**Exercise directions**
Images are not part of the copy; transcribe all the data exactly.

##### Material

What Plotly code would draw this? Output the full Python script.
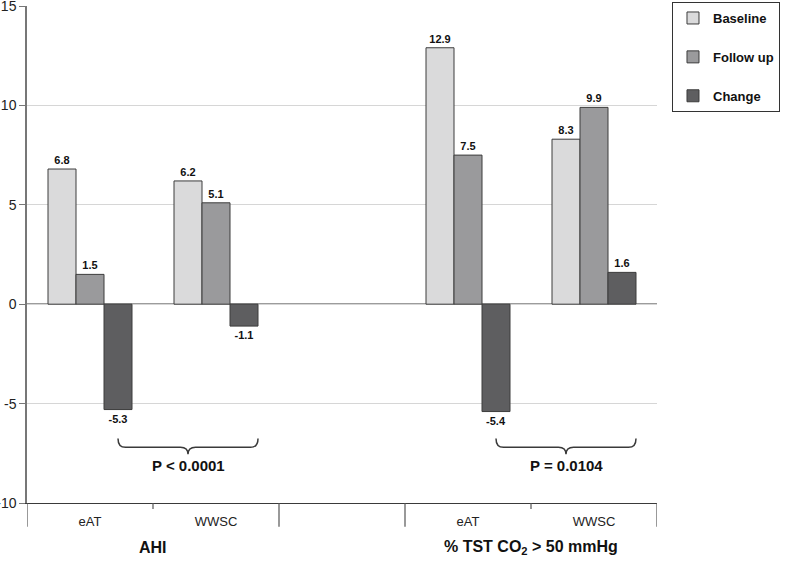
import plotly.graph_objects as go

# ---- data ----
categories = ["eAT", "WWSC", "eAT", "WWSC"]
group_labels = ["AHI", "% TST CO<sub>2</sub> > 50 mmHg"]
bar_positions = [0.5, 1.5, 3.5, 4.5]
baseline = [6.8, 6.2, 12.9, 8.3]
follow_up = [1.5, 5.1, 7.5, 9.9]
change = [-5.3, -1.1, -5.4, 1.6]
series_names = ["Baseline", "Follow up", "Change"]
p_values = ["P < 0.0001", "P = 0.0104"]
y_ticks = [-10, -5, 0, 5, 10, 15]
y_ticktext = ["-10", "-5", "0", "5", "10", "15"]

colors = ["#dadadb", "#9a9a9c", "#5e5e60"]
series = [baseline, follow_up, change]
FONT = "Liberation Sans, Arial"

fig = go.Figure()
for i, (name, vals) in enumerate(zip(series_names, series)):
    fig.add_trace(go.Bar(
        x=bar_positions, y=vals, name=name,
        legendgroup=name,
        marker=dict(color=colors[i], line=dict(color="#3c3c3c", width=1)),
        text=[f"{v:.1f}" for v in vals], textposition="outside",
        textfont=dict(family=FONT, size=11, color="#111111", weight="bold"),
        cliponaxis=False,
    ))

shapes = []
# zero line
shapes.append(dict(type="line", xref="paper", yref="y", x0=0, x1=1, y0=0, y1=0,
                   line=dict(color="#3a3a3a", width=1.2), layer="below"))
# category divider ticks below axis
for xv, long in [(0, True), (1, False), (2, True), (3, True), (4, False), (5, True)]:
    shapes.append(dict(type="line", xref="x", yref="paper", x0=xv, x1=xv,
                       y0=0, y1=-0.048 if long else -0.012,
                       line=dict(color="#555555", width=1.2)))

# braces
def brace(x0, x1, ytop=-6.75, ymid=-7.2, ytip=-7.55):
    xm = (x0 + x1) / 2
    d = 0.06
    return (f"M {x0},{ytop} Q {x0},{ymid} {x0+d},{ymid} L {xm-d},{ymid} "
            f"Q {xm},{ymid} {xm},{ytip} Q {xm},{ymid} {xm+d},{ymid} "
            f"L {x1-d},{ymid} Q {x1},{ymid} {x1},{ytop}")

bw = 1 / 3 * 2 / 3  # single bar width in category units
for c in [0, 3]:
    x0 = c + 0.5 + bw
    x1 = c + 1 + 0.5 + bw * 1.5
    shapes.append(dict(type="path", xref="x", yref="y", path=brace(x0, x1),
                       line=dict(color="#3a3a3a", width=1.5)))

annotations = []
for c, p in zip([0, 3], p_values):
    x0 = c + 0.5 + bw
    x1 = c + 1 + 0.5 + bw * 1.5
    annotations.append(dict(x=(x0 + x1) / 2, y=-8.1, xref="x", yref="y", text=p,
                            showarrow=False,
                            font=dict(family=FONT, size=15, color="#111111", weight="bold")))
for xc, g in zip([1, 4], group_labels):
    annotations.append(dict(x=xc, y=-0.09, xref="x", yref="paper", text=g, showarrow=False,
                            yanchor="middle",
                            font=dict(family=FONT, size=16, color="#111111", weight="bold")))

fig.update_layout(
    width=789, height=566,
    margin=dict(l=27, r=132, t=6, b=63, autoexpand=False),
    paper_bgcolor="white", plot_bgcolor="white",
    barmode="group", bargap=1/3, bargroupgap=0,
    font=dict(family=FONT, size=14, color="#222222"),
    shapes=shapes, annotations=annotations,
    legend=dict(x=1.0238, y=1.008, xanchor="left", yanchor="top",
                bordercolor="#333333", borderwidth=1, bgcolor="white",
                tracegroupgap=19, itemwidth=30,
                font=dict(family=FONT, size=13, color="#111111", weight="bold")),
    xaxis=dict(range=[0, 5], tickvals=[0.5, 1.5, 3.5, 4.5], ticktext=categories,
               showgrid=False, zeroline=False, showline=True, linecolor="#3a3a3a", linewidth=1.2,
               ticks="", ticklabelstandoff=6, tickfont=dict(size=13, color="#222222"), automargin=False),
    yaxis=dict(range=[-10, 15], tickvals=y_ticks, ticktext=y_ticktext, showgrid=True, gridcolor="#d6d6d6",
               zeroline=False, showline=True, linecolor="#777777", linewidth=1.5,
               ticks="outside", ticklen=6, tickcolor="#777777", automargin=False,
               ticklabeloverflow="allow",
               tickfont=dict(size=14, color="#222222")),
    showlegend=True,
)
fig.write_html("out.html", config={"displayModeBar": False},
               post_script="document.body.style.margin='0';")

##########

**Response to this task**
What Plotly code would draw this? Output the full Python script.
import plotly.graph_objects as go

# ---- data ----
categories = ["eAT", "WWSC", "eAT", "WWSC"]
group_labels = ["AHI", "% TST CO<sub>2</sub> > 50 mmHg"]
bar_positions = [0.5, 1.5, 3.5, 4.5]
baseline = [6.8, 6.2, 12.9, 8.3]
follow_up = [1.5, 5.1, 7.5, 9.9]
change = [-5.3, -1.1, -5.4, 1.6]
series_names = ["Baseline", "Follow up", "Change"]
p_values = ["P < 0.0001", "P = 0.0104"]
y_ticks = [-10, -5, 0, 5, 10, 15]
y_ticktext = ["-10", "-5", "0", "5", "10", "15"]

colors = ["#dadadb", "#9a9a9c", "#5e5e60"]
series = [baseline, follow_up, change]
FONT = "Liberation Sans, Arial"

fig = go.Figure()
for i, (name, vals) in enumerate(zip(series_names, series)):
    fig.add_trace(go.Bar(
        x=bar_positions, y=vals, name=name,
        legendgroup=name,
        marker=dict(color=colors[i], line=dict(color="#3c3c3c", width=1)),
        text=[f"{v:.1f}" for v in vals], textposition="outside",
        textfont=dict(family=FONT, size=11, color="#111111", weight="bold"),
        cliponaxis=False,
    ))

shapes = []
# zero line
shapes.append(dict(type="line", xref="paper", yref="y", x0=0, x1=1, y0=0, y1=0,
                   line=dict(color="#3a3a3a", width=1.2), layer="below"))
# category divider ticks below axis
for xv, long in [(0, True), (1, False), (2, True), (3, True), (4, False), (5, True)]:
    shapes.append(dict(type="line", xref="x", yref="paper", x0=xv, x1=xv,
                       y0=0, y1=-0.048 if long else -0.012,
                       line=dict(color="#555555", width=1.2)))

# braces
def brace(x0, x1, ytop=-6.75, ymid=-7.2, ytip=-7.55):
    xm = (x0 + x1) / 2
    d = 0.06
    return (f"M {x0},{ytop} Q {x0},{ymid} {x0+d},{ymid} L {xm-d},{ymid} "
            f"Q {xm},{ymid} {xm},{ytip} Q {xm},{ymid} {xm+d},{ymid} "
            f"L {x1-d},{ymid} Q {x1},{ymid} {x1},{ytop}")

bw = 1 / 3 * 2 / 3  # single bar width in category units
for c in [0, 3]:
    x0 = c + 0.5 + bw
    x1 = c + 1 + 0.5 + bw * 1.5
    shapes.append(dict(type="path", xref="x", yref="y", path=brace(x0, x1),
                       line=dict(color="#3a3a3a", width=1.5)))

annotations = []
for c, p in zip([0, 3], p_values):
    x0 = c + 0.5 + bw
    x1 = c + 1 + 0.5 + bw * 1.5
    annotations.append(dict(x=(x0 + x1) / 2, y=-8.1, xref="x", yref="y", text=p,
                            showarrow=False,
                            font=dict(family=FONT, size=15, color="#111111", weight="bold")))
for xc, g in zip([1, 4], group_labels):
    annotations.append(dict(x=xc, y=-0.09, xref="x", yref="paper", text=g, showarrow=False,
                            yanchor="middle",
                            font=dict(family=FONT, size=16, color="#111111", weight="bold")))

fig.update_layout(
    width=789, height=566,
    margin=dict(l=27, r=132, t=6, b=63, autoexpand=False),
    paper_bgcolor="white", plot_bgcolor="white",
    barmode="group", bargap=1/3, bargroupgap=0,
    font=dict(family=FONT, size=14, color="#222222"),
    shapes=shapes, annotations=annotations,
    legend=dict(x=1.0238, y=1.008, xanchor="left", yanchor="top",
                bordercolor="#333333", borderwidth=1, bgcolor="white",
                tracegroupgap=19, itemwidth=30,
                font=dict(family=FONT, size=13, color="#111111", weight="bold")),
    xaxis=dict(range=[0, 5], tickvals=[0.5, 1.5, 3.5, 4.5], ticktext=categories,
               showgrid=False, zeroline=False, showline=True, linecolor="#3a3a3a", linewidth=1.2,
               ticks="", ticklabelstandoff=6, tickfont=dict(size=13, color="#222222"), automargin=False),
    yaxis=dict(range=[-10, 15], tickvals=y_ticks, ticktext=y_ticktext, showgrid=True, gridcolor="#d6d6d6",
               zeroline=False, showline=True, linecolor="#777777", linewidth=1.5,
               ticks="outside", ticklen=6, tickcolor="#777777", automargin=False,
               ticklabeloverflow="allow",
               tickfont=dict(size=14, color="#222222")),
    showlegend=True,
)
fig.write_html("out.html", config={"displayModeBar": False},
               post_script="document.body.style.margin='0';")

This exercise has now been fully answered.